▸ **TASK TO COMPLETE**
Go through the records and copy each line where the word "that" occurs.

▸ **DATA**
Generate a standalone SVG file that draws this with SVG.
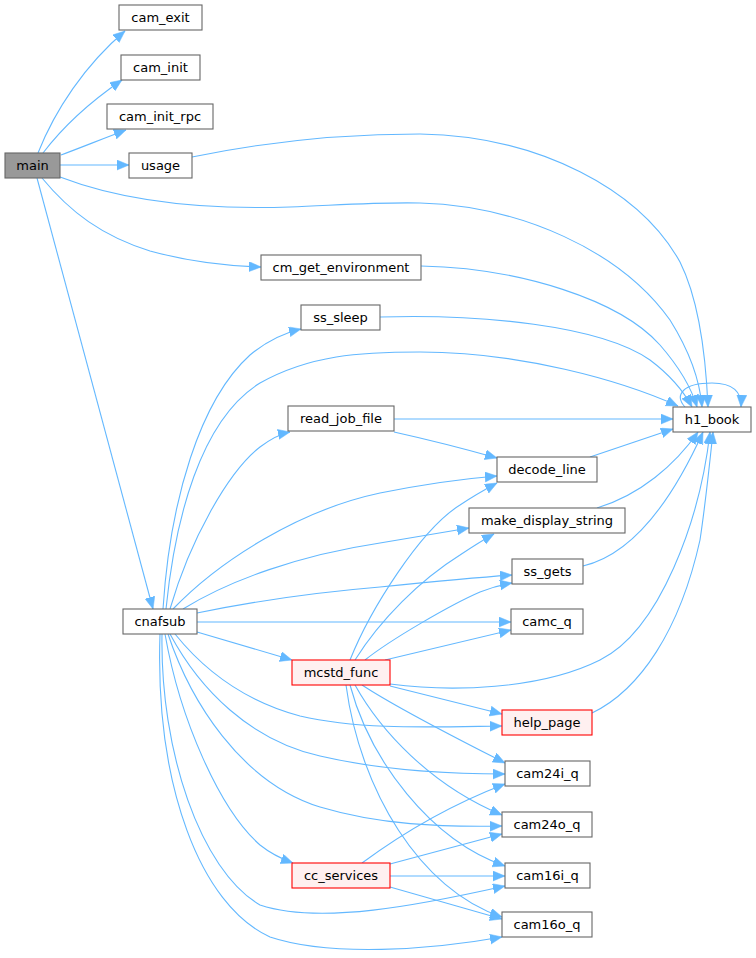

---

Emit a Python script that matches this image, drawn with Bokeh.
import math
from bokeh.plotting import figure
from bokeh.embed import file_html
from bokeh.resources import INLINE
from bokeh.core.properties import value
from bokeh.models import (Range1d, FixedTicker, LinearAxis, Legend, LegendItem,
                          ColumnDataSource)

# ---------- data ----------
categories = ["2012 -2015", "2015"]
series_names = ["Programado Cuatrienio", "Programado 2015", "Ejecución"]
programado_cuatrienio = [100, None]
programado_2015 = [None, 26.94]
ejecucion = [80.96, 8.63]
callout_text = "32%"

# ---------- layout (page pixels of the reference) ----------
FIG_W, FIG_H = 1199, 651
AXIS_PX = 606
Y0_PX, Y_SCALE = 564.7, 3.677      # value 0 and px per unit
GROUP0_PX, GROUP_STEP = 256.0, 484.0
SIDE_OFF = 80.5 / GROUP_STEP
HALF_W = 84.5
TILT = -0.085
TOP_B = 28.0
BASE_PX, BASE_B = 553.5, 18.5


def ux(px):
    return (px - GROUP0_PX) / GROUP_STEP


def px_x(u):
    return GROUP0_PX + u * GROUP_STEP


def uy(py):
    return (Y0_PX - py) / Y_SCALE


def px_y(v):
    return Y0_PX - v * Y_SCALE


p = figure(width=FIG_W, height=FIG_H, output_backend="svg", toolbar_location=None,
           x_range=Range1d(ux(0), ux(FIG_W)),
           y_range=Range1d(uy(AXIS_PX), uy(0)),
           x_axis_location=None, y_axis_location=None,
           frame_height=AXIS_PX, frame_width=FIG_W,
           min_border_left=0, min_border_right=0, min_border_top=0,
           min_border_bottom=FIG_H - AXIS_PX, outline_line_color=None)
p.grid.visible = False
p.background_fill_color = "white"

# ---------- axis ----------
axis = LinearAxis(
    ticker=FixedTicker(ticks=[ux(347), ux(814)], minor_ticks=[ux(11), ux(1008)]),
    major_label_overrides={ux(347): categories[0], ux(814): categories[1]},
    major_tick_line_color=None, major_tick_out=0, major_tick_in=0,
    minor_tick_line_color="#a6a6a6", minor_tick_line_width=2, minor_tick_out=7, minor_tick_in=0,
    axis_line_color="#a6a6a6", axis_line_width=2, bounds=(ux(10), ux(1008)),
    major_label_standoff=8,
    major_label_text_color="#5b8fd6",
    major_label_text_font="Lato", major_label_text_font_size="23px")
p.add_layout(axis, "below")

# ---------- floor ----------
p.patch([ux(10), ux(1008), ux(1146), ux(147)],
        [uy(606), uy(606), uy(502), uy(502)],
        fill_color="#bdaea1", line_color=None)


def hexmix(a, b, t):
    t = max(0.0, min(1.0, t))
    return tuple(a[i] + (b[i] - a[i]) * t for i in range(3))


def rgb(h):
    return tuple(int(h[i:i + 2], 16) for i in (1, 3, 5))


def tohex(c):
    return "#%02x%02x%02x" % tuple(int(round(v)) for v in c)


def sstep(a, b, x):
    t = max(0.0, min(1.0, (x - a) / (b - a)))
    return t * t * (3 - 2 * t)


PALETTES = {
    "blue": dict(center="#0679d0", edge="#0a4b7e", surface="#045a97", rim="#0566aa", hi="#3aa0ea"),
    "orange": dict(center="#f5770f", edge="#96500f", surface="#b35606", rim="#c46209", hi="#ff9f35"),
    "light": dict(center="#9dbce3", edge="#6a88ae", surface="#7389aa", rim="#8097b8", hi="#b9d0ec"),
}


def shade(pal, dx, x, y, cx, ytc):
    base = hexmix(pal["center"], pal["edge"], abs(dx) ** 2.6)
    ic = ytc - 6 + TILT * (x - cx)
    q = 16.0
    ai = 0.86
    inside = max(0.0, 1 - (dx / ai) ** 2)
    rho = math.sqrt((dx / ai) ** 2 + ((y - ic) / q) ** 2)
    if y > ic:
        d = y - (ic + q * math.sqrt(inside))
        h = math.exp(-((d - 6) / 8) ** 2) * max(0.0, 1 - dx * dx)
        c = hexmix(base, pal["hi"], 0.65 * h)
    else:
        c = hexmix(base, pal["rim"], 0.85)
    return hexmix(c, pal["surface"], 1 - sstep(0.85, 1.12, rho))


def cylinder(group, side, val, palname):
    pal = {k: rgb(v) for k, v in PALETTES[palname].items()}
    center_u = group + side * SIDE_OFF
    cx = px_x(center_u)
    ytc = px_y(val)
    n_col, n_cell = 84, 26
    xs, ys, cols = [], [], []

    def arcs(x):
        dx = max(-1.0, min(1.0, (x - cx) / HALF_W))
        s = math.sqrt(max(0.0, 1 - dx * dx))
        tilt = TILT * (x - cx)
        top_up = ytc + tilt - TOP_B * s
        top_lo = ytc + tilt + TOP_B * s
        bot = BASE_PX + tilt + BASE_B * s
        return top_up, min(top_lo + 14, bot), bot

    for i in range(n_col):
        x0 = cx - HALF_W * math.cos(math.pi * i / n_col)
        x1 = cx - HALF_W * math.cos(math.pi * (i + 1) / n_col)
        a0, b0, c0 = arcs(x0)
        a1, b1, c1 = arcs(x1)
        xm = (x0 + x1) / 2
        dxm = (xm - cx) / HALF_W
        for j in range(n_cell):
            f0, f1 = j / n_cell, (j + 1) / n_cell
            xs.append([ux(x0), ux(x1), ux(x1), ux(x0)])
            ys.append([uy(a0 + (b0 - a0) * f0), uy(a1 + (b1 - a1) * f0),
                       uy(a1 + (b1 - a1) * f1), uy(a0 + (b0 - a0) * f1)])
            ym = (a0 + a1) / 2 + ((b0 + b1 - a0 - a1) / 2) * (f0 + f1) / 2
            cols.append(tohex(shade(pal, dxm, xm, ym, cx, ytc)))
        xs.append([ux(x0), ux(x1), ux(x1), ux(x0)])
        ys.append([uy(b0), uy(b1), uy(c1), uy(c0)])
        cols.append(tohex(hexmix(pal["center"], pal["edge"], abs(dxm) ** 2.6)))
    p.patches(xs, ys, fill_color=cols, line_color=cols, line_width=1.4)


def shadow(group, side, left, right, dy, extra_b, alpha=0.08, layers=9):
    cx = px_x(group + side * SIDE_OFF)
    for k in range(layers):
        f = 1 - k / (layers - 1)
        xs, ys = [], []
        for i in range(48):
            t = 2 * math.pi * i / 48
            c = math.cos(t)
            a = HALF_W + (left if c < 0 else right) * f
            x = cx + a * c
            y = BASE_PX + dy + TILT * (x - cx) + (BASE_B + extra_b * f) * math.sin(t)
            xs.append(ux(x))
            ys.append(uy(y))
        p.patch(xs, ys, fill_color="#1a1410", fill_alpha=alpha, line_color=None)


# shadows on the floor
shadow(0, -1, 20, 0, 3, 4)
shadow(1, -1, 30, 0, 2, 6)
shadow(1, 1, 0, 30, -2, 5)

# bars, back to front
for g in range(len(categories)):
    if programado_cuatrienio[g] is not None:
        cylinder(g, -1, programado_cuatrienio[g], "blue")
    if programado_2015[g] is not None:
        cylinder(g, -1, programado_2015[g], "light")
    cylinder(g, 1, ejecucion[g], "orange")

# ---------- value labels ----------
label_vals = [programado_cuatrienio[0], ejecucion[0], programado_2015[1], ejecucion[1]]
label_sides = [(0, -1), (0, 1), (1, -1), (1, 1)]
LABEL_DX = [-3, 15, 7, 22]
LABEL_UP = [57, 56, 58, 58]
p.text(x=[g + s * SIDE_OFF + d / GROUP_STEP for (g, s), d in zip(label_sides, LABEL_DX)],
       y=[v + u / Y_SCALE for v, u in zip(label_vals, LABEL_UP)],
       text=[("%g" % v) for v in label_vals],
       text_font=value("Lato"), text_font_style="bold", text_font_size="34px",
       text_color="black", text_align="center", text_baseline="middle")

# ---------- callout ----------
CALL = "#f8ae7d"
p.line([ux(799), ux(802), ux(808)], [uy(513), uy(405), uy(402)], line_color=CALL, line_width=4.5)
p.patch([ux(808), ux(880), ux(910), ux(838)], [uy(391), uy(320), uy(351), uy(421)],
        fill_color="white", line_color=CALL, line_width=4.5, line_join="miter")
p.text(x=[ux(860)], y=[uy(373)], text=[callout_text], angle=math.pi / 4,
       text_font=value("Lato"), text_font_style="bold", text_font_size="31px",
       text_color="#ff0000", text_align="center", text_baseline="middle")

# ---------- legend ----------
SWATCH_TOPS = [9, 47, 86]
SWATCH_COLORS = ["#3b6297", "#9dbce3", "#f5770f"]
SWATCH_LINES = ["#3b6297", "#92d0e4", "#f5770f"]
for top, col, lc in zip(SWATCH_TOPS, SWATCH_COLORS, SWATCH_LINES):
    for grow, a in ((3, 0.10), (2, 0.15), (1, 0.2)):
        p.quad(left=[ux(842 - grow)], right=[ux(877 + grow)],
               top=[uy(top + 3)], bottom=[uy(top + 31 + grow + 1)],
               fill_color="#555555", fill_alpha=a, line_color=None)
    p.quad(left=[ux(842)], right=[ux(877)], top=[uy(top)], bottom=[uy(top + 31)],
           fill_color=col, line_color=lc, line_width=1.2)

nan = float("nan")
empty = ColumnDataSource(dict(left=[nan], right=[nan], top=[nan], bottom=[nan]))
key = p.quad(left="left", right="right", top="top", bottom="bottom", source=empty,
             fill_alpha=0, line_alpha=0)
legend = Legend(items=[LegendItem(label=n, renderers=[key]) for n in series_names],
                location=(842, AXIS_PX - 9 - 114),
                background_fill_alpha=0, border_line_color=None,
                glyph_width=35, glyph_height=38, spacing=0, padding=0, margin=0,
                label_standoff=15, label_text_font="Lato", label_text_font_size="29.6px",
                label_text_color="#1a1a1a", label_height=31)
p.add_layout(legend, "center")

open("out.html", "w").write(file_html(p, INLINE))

▸ **RESPONSE FOR THIS EXERCISE**
Generate a standalone SVG file that draws this with SVG.
Emit a Python script that matches this image, drawn with Bokeh.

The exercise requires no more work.